Here I meet some of the homeless girls. They are playing with balloons in the shade under a jacaranda tree, about ten of them; the oldest looks to be maybe 15 and the youngest, possibly five. They are happy to see Cathy. The younger kids are playful but the teens seem weary and sad. More so than the younger girls, they know that tomorrow is not likely to be much better than today.

The girls are so young and thin. I ask again – ok so where are they going tonight, where will they go? I cannot wrap my head around the fact that girls younger than my own daughters are literally taking care of themselves in one of the poorest and most dangerous countries in the world. I am looking at a girl of about five, covered in dust with a bandage around an ankle playing with a blue balloon.

“They sleep in different places, outside, usually near the market. If it is raining they might go on someone’s veranda until the morning.”

A young British man and a Western woman with a pained expression on her face are just leaving – volunteers perhaps. The British man tells me he works in the rural states, and is just visiting Juba. He seems dazed and subdued. “You see hungry children out there too but the level of squalor here….it just seems inhuman.” Apparently Cathy had taken them to see where the kids sleep and where they scavenge for food.

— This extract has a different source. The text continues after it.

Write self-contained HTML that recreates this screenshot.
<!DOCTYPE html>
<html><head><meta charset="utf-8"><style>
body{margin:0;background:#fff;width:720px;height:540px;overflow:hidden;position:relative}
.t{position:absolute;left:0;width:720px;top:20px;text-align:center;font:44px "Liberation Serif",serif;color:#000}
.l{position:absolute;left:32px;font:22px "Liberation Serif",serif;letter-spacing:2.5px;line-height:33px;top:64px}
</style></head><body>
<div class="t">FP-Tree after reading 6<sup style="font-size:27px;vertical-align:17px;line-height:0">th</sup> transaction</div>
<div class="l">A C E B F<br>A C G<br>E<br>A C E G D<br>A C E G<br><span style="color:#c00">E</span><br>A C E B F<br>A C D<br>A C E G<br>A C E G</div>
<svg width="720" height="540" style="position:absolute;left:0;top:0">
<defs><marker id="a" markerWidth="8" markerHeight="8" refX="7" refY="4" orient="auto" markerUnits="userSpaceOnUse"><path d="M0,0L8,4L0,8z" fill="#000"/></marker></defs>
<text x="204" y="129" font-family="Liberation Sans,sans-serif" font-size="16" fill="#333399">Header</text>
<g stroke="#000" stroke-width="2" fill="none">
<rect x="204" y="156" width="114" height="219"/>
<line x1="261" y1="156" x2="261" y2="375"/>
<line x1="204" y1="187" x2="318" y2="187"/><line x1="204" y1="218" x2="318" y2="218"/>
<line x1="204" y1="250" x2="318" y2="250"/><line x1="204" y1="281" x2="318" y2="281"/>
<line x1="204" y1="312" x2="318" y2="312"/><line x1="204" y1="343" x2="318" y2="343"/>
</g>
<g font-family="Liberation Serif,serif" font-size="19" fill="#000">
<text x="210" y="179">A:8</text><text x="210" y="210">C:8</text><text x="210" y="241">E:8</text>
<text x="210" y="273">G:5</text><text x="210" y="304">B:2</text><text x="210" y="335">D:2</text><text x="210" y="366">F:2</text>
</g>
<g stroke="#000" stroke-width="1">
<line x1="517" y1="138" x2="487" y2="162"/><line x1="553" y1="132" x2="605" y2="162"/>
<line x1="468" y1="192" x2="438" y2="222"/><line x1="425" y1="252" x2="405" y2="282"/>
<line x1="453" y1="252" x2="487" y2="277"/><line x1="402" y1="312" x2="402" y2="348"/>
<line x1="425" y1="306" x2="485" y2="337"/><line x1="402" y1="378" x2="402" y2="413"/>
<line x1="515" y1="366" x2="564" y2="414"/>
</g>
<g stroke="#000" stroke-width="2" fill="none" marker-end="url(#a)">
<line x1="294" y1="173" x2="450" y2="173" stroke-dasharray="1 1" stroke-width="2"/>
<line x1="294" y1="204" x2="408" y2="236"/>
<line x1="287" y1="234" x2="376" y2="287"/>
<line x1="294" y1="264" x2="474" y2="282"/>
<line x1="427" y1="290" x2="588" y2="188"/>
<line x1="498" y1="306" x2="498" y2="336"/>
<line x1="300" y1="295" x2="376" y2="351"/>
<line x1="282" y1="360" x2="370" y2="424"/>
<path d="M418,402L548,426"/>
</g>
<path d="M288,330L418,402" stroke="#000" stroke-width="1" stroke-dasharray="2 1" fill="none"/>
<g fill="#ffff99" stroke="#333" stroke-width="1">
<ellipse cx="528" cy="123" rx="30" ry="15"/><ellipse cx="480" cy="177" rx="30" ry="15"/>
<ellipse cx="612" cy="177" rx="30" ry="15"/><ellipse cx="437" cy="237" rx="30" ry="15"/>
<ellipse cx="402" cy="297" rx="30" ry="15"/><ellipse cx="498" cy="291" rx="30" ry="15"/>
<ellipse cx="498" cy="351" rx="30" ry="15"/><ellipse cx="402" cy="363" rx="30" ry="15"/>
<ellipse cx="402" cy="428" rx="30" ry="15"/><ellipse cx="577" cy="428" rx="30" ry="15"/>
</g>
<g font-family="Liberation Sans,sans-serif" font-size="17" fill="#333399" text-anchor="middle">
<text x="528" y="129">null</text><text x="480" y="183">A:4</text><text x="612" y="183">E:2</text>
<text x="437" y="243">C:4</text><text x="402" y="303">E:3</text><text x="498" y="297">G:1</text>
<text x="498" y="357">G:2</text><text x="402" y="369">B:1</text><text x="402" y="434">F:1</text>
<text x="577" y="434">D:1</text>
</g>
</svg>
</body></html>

I take some pictures and draw a crowd of kids with my camera as Cathy gives me a tour of the cinderblock house, which has an attractive red and silver metal roof. It feels solid, with good light, and has cinderblock bathrooms, detached. It was started with money from the government grant, and a group of Canadian contractors are donating their labor at no cost, working on it as they have time, around their regular day jobs. Cathy has finagled most of the building materials as in-kind contributions and estimates about $80,000 more is needed to finish it. The money will go to put in a solar electric system with a backup generator and to dig a borehole (well) for water. She also needs to put in toilets, plumbing, a gas tank and an oven for cooking. An NGO has promised beds already. Cathy tells me the girls often beg her to move into the house right now, and as we are speaking, three of them sweep away some dirt and lie down on the cool tile floor in the unfinished bedroom. Cathy can’t say how long it will take to finish; it depends on funding.

The plan eventually is to plant a large vegetable garden to include maize, corn, cucumbers, lettuce and spinach, along with a huge field of coriander to sell to markets and vendors. She also wants to teach the girls to bake cakes for sale. The children will go to school and learn how to make a living and/or grow food to eat. Right now, they have no way to earn money other than to sell themselves. Some of the girls are already involved in the sex trade.

As we walk out of the property, one of the younger girls, Margaret Dokia, who looks about five, tells Cathy she needs to get a car so she can drive everyone around.

“I will be your car,” Cathy says, slinging the little girl onto her back and walking up the dusty road.